If you monitor Data Quality outputs from Data Streams that have not been enabled, you will not receive any outputs.

`app.yaml`

For Data Quality information the app.yaml only needs to have the Data Streams declared in the data quality section.

app.yaml Example
...

# ------------------------------------------------------------------------------
# Data Streams Definitions
# ------------------------------------------------------------------------------
data_streams:
  inputs: []
  outputs: []

# ------------------------------------------------------------------------------
# Data Quality Definitions
# ------------------------------------------------------------------------------
data_quality:
  inputs:
    - name: kelvin_data_availability
      data_type: number
      data_streams:
        - casing_pressure
        - fluid_over_pump
        - gas_flow_rate
        - speed
        - temperature
        - torque
        - tubing_pressure
        - water_flow_rate
    - name: kelvin_outlier_detection
      data_type: number
      data_streams:
        - casing_pressure
        - fluid_over_pump
        - gas_flow_rate
        - speed
        - temperature
        - torque
        - tubing_pressure
        - water_flow_rate

...

`main.py`

The Kelvin SmartApp™ uses asynchronous programming (asyncio) to connect to the Kelvin message bus and continuously listen for new data as it is emitted from assets or data streams.

By using async for loops with asynchronous generators (AsyncGenerator), the app reacts to each incoming message instantly without blocking other operations. This allows real-time processing of Data Quality messages as soon as they are published by the Data Quality Application.
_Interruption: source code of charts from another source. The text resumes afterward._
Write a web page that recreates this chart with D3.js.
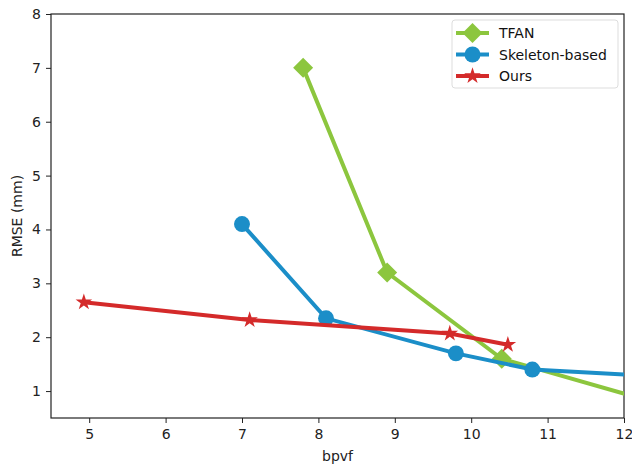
<!DOCTYPE html>
<html>
<head>
<meta charset="utf-8">
<script src="https://cdn.jsdelivr.net/npm/d3@7"></script>
<style>
  body { margin: 0; background: #fff; }
  text { font-family: "DejaVu Sans", sans-serif; }
</style>
</head>
<body>
<div id="chart"></div>
<script>
// data
var tfanX = [7.8, 8.9, 10.4, 12.5];
var tfanY = [7.0, 3.2, 1.6, 0.75];
var skelX = [7.0, 8.1, 9.8, 10.8, 12.6];
var skelY = [4.1, 2.35, 1.7, 1.4, 1.26];
var oursX = [4.93, 7.1, 9.72, 10.48];
var oursY = [2.65, 2.32, 2.07, 1.86];
var xTicks = [5, 6, 7, 8, 9, 10, 11, 12];
var yTicks = [1, 2, 3, 4, 5, 6, 7, 8];

var W = 632, H = 464;
var margin = { top: 14, right: 8, bottom: 46, left: 51 };
var width = W - margin.left - margin.right,
  height = H - margin.top - margin.bottom;

var svg = d3.select("#chart").append("svg")
  .attr("width", W).attr("height", H);

svg.append("defs").append("clipPath").attr("id", "clip")
  .append("rect").attr("width", width).attr("height", height);

var g = svg.append("g")
  .attr("transform", "translate(" + margin.left + "," + margin.top + ")");

var x = d3.scaleLinear().domain([4.5, 12]).range([0, width]);
var y = d3.scaleLinear().domain([0.5, 8]).range([height, 0]);

// axes
var xAxis = g.append("g")
  .attr("transform", "translate(0," + height + ")")
  .call(d3.axisBottom(x).tickValues(xTicks).tickSize(5).tickPadding(6));
var yAxis = g.append("g")
  .call(d3.axisLeft(y).tickValues(yTicks).tickSize(5).tickPadding(5));
[xAxis, yAxis].forEach(function (a) {
  a.select(".domain").remove();
  a.selectAll("text").style("font-size", "14px").attr("fill", "#222");
  a.selectAll("line").attr("stroke", "#222");
});

g.append("rect")
  .attr("width", width).attr("height", height)
  .attr("fill", "none").attr("stroke", "#222").attr("stroke-width", 1.2);

svg.append("text")
  .attr("x", margin.left + width / 2).attr("y", 461)
  .attr("text-anchor", "middle").style("font-size", "14px").attr("fill", "#222")
  .text("bpvf");
svg.append("text")
  .attr("transform", "translate(22," + (margin.top + height / 2) + ")rotate(-90)")
  .attr("text-anchor", "middle").style("font-size", "14px").attr("fill", "#222")
  .text("RMSE (mm)");

// matplotlib "D" marker: square turned 45 degrees
var series = [
  { name: "TFAN", xs: tfanX, ys: tfanY, color: "#8cc63e", marker: d3.symbolSquare, size: 200, rot: 45 },
  { name: "Skeleton-based", xs: skelX, ys: skelY, color: "#1b8ec8", marker: d3.symbolCircle, size: 200, rot: 0 },
  { name: "Ours", xs: oursX, ys: oursY, color: "#d42a2a", marker: d3.symbolStar, size: 85, rot: 0 }
];

var plot = g.append("g").attr("clip-path", "url(#clip)");
var line = d3.line().x(function (d) { return x(d[0]); }).y(function (d) { return y(d[1]); });

series.forEach(function (s) {
  var pts = s.xs.map(function (v, i) { return [v, s.ys[i]]; });
  plot.append("path")
    .datum(pts)
    .attr("d", line)
    .attr("fill", "none")
    .attr("stroke", s.color)
    .attr("stroke-width", 4);
  plot.selectAll(null)
    .data(pts)
    .enter()
    .append("path")
    .attr("d", d3.symbol().type(s.marker).size(s.size))
    .attr("transform", function (d) { return "translate(" + x(d[0]) + "," + y(d[1]) + ")rotate(" + s.rot + ")"; })
    .attr("fill", s.color);
});

// legend
var lg = svg.append("g").attr("transform", "translate(452,20)");
lg.append("rect")
  .attr("width", 166).attr("height", 68).attr("rx", 3)
  .attr("fill", "#fff").attr("stroke", "#ddd");
series.forEach(function (s, i) {
  var yy = 13 + i * 21.5;
  lg.append("line").attr("x1", 4).attr("x2", 37).attr("y1", yy).attr("y2", yy)
    .attr("stroke", s.color).attr("stroke-width", 4);
  lg.append("path")
    .attr("d", d3.symbol().type(s.marker).size(s.size))
    .attr("transform", "translate(20.5," + yy + ")rotate(" + s.rot + ")")
    .attr("fill", s.color);
  lg.append("text").attr("x", 47).attr("y", yy + 5)
    .style("font-size", "14px").attr("fill", "#111")
    .text(s.name);
});
</script>
</body>
</html>
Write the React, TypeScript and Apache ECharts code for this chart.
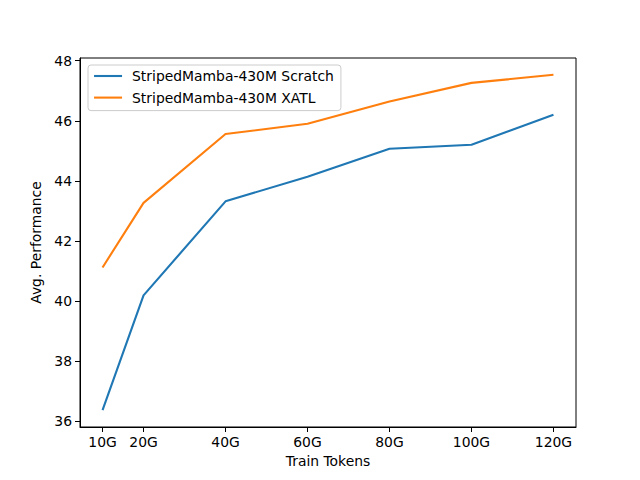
import React, { useEffect, useRef } from "react";
import * as echarts from "echarts";

const tokens = [10, 20, 40, 60, 80, 100, 120];
const tickLabels = ["10G", "20G", "40G", "60G", "80G", "100G", "120G"];
const yTicks = [36, 38, 40, 42, 44, 46, 48];
const scratch = [36.37, 40.19, 43.32, 44.14, 45.07, 45.2, 46.2];
const xatl = [41.12, 43.27, 45.56, 45.9, 46.64, 47.26, 47.53];
const seriesNames = ["StripedMamba-430M Scratch", "StripedMamba-430M XATL"];

const FONT = "DejaVu Sans";

export default function App() {
  const ref = useRef<HTMLDivElement>(null);
  useEffect(() => {
    document.body.style.margin = "0";
    const chart = echarts.init(ref.current!, null, { renderer: "svg" });
    const all = [...scratch, ...xatl];
    const dmin = Math.min(...all);
    const dmax = Math.max(...all);
    const ym = (dmax - dmin) * 0.05;
    const xm = (tokens[tokens.length - 1] - tokens[0]) * 0.05;
    chart.setOption({
      animation: false,
      backgroundColor: "#ffffff",
      textStyle: { fontFamily: FONT },
      grid: {
        left: 80,
        right: 64,
        top: 58,
        bottom: 53,
        show: true,
        borderColor: "#000",
        borderWidth: 1,
        backgroundColor: "transparent",
      },
      legend: {
        orient: "vertical",
        left: 88,
        top: 65,
        padding: [4, 7, 6, 5],
        itemWidth: 28,
        itemHeight: 14,
        itemGap: 7.6,
        backgroundColor: "#fff",
        borderColor: "#cccccc",
        borderWidth: 1,
        borderRadius: 3,
        itemStyle: { opacity: 0 },
        lineStyle: { width: 2.1 },
        textStyle: { fontFamily: FONT, fontSize: 13.9, color: "#000", padding: [0, 0, 0, 5] },
        data: seriesNames,
      },
      xAxis: {
        type: "value",
        min: tokens[0] - xm,
        max: tokens[tokens.length - 1] + xm,
        name: "Train Tokens",
        nameLocation: "middle",
        nameGap: 27,
        nameTextStyle: { fontFamily: FONT, fontSize: 13.9, color: "#000" },
        axisLine: { show: true, lineStyle: { color: "#000", width: 1 } },
        axisTick: { show: true, inside: false, length: 5, customValues: tokens, lineStyle: { color: "#000" } },
        axisLabel: {
          customValues: tokens,
          margin: 8,
          fontFamily: FONT,
          fontSize: 13.9,
          color: "#000",
          formatter: (v: number) => tickLabels[tokens.indexOf(v)] ?? "",
        },
        splitLine: { show: false },
      },
      yAxis: {
        type: "value",
        min: dmin - ym,
        max: dmax + ym,
        name: "Avg. Performance",
        nameLocation: "middle",
        nameGap: 35,
        nameTextStyle: { fontFamily: FONT, fontSize: 13.9, color: "#000" },
        axisLine: { show: true, lineStyle: { color: "#000", width: 1 } },
        axisTick: { show: true, inside: false, length: 5, customValues: yTicks, lineStyle: { color: "#000" } },
        axisLabel: {
          customValues: yTicks,
          margin: 8,
          fontFamily: FONT,
          fontSize: 13.9,
          color: "#000",
          formatter: (v: number) => String(v),
        },
        splitLine: { show: false },
      },
      series: [
        {
          name: seriesNames[0],
          type: "line",
          symbol: "none",
          data: tokens.map((t, i) => [t, scratch[i]]),
          lineStyle: { color: "#1f77b4", width: 2.1 },
          itemStyle: { color: "#1f77b4" },
        },
        {
          name: seriesNames[1],
          type: "line",
          symbol: "none",
          data: tokens.map((t, i) => [t, xatl[i]]),
          lineStyle: { color: "#ff7f0e", width: 2.1 },
          itemStyle: { color: "#ff7f0e" },
        },
      ],
    });
    return () => chart.dispose();
  }, []);
  return <div ref={ref} style={{ width: 640, height: 480 }} />;
}
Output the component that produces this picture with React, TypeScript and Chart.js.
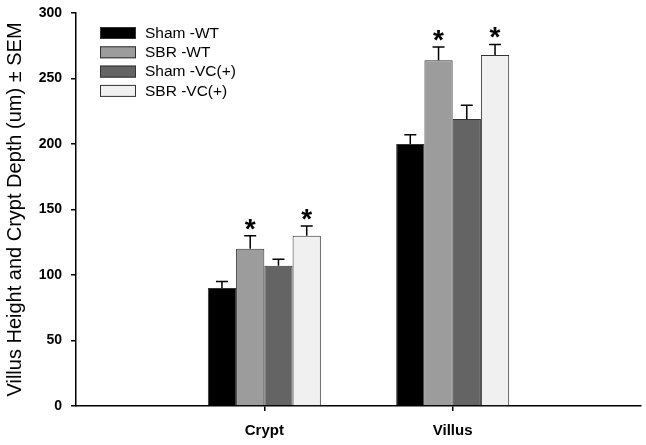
import React, { useEffect, useRef } from "react";
import { Chart, registerables } from "chart.js";

Chart.register(...registerables);

const categories = ["Crypt", "Villus"];
const seriesLabels = ["Sham -WT", "SBR -WT", "Sham -VC(+)", "SBR -VC(+)"];
const shamWT = [90, 200];
const sbrWT = [120, 264];
const shamVC = [107, 219];
const sbrVC = [130, 268];
const shamWTErr = [5, 7];
const sbrWTErr = [10, 10];
const shamVCErr = [5, 10.5];
const sbrVCErr = [7.5, 8];
const shamWTSig = [false, false];
const sbrWTSig = [true, true];
const shamVCSig = [false, false];
const sbrVCSig = [true, true];
const yTicks = [0, 50, 100, 150, 200, 250, 300];

const colors = ["#000000", "#9c9c9c", "#646464", "#f0f0f0"];
const FONT = 'Arial, "Liberation Sans", sans-serif';

const values = [shamWT, sbrWT, shamVC, sbrVC];
const errors = [shamWTErr, sbrWTErr, shamVCErr, sbrVCErr];
const sigs = [shamWTSig, sbrWTSig, shamVCSig, sbrVCSig];

const pad = (arr: any[], fill: any) => [fill, ...arr, fill];

const errorPlugin = {
  id: "errorBars",
  afterDatasetsDraw(chart: any) {
    const ctx = chart.ctx;
    const yScale = chart.scales.y;
    ctx.save();
    chart.data.datasets.forEach((ds: any, di: number) => {
      const meta = chart.getDatasetMeta(di);
      meta.data.forEach((bar: any, i: number) => {
        const v = ds.data[i];
        if (v === null || v === undefined) return;
        const ci = i - 1;
        const e = errors[di][ci];
        const yTop = yScale.getPixelForValue(v + e);
        const yBar = yScale.getPixelForValue(v);
        const x = bar.x;
        ctx.strokeStyle = "#000";
        ctx.lineWidth = 1.5;
        ctx.beginPath();
        ctx.moveTo(x, yBar);
        ctx.lineTo(x, yTop);
        ctx.moveTo(x - 6, yTop);
        ctx.lineTo(x + 6, yTop);
        ctx.stroke();
        if (sigs[di][ci]) {
          ctx.fillStyle = "#000";
          ctx.font = `bold 28px ${FONT}`;
          ctx.textAlign = "center";
          ctx.textBaseline = "alphabetic";
          ctx.fillText("*", x, yTop + 2);
        }
      });
    });
    ctx.restore();
  },
};

const legendPlugin = {
  id: "customLegend",
  afterDraw(chart: any) {
    const ctx = chart.ctx;
    const left = chart.chartArea.left + 24;
    ctx.save();
    chart.data.datasets.forEach((ds: any, i: number) => {
      const top = 27 + i * 19.3;
      ctx.fillStyle = ds.backgroundColor;
      ctx.fillRect(left, top, 36, 12);
      ctx.strokeStyle = "#333";
      ctx.lineWidth = 1;
      ctx.strokeRect(left + 0.5, top + 0.5, 35, 11);
      ctx.fillStyle = "#000";
      ctx.font = `15.5px ${FONT}`;
      ctx.textAlign = "left";
      ctx.textBaseline = "middle";
      ctx.fillText(ds.label, left + 45, top + 6.5);
    });
    ctx.restore();
  },
};

export default function App() {
  const ref = useRef<HTMLCanvasElement>(null);
  useEffect(() => {
    if (!ref.current) return;
    const chart = new Chart(ref.current, {
      type: "bar",
      data: {
        labels: pad(categories, ""),
        datasets: values.map((vals, i) => ({
          label: seriesLabels[i],
          data: pad(vals, null),
          backgroundColor: colors[i],
          borderColor: "#333",
          borderWidth: 1,
          barPercentage: 1,
          categoryPercentage: 0.6,
        })),
      },
      options: {
        animation: false,
        responsive: false,
        devicePixelRatio: 1,
        layout: { padding: { top: 13, right: 5, left: 0, bottom: 0 } },
        plugins: { legend: { display: false }, tooltip: { enabled: false } },
        scales: {
          x: {
            offset: false,
            grid: {
              display: true,
              drawOnChartArea: false,
              drawTicks: true,
              tickLength: 5,
              offset: false,
              color: (c: any) => (c.index === 1 || c.index === 2 ? "#000" : "rgba(0,0,0,0)"),
              lineWidth: 1.5,
            },
            border: { display: true, color: "#000", width: 1.5 },
            ticks: {
              color: "#000",
              font: { family: FONT, size: 15, weight: "bold" },
              padding: 11,
              maxRotation: 0,
              autoSkip: false,
            },
            afterFit: (s: any) => {
              s.height = 39;
              s.paddingLeft = 0;
              s.paddingRight = 0;
            },
          },
          y: {
            min: 0,
            max: 300,
            afterBuildTicks: (s: any) => {
              s.ticks = yTicks.map((v) => ({ value: v }));
            },
            grid: {
              display: true,
              drawOnChartArea: false,
              drawTicks: true,
              tickLength: 5,
              color: "#000",
              lineWidth: 1.5,
            },
            border: { display: true, color: "#000", width: 1.5 },
            ticks: {
              color: "#000",
              font: { family: FONT, size: 14, weight: "bold" },
              padding: 9,
            },
            title: {
              display: true,
              text: "Villus Height and Crypt Depth (um) ± SEM",
              color: "#000",
              font: { family: FONT, size: 20 },
              padding: { top: 3, bottom: 0 },
            },
            afterFit: (s: any) => {
              s.width = 76;
              s.paddingTop = 0;
              s.paddingBottom = 0;
            },
          },
        },
      },
      plugins: [errorPlugin, legendPlugin],
    } as any);
    return () => chart.destroy();
  }, []);
  return (
    <div style={{ position: "absolute", left: 0, top: 0, width: 646, height: 445, background: "#fff" }}>
      <canvas ref={ref} width={646} height={445} />
    </div>
  );
}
By using the stream_filter method we filter to only process Data Quality messages is_data_quality_message).

main.py Example
import asyncio
from typing import AsyncGenerator
from datetime import timedelta

from kelvin.application import KelvinApp, filters
from kelvin.message import Number

async def main() -> None:

    app = KelvinApp()
    await app.connect()

    data_quality_stream: AsyncGenerator[Number, None] = app.stream_filter(filters.is_data_quality_message)                     

    # Wait & Read new Data Quality Messages
    async for data_quality_msg in data_quality_stream:

        print(f"\nReceived Data Quality Message: {data_quality_msg}")

if __name__ == "__main__":
    asyncio.run(main())

When deployed and running, if you look at the logs of the workload, you will see this output;

main.py Example
2025-10-14T06:00:00.002169184Z Received PCP02 | Asset: type=KMessageTypeData('data', 'pt=number') resource=KRNAssetDataStreamDataQuality(asset='pcp_02', data_stream='speed', data_quality='kelvin_data_availability') id=UUID('3d5b1084-193c-4c7e-a079-287c1c622a32') trace_id=None source=KRNAssetDataStream(asset='pcp_02', data_stream='speed') timestamp=datetime.datetime(2025, 10, 14, 6, 0, tzinfo=TzInfo(UTC)) payload=20
2025-10-14T06:04:59.004776951Z Received PCP02 | Asset: type=KMessageTypeData('data', 'pt=number') resource=KRNAssetDataStreamDataQuality(asset='pcp_02', data_stream='gas_flow_rate', data_quality='kelvin_data_availability') id=UUID('4ba13bcd-2bb5-4f00-9611-45f82a1e1852') trace_id=None source=KRNAssetDataStream(asset='pcp_02', data_stream='gas_flow_rate') timestamp=datetime.datetime(2025, 10, 14, 6, 5, tzinfo=TzInfo(UTC)) payload=66

Here you can see that the Data Stream speed has an availability of 20% and gas_flow_rate availability of 66%.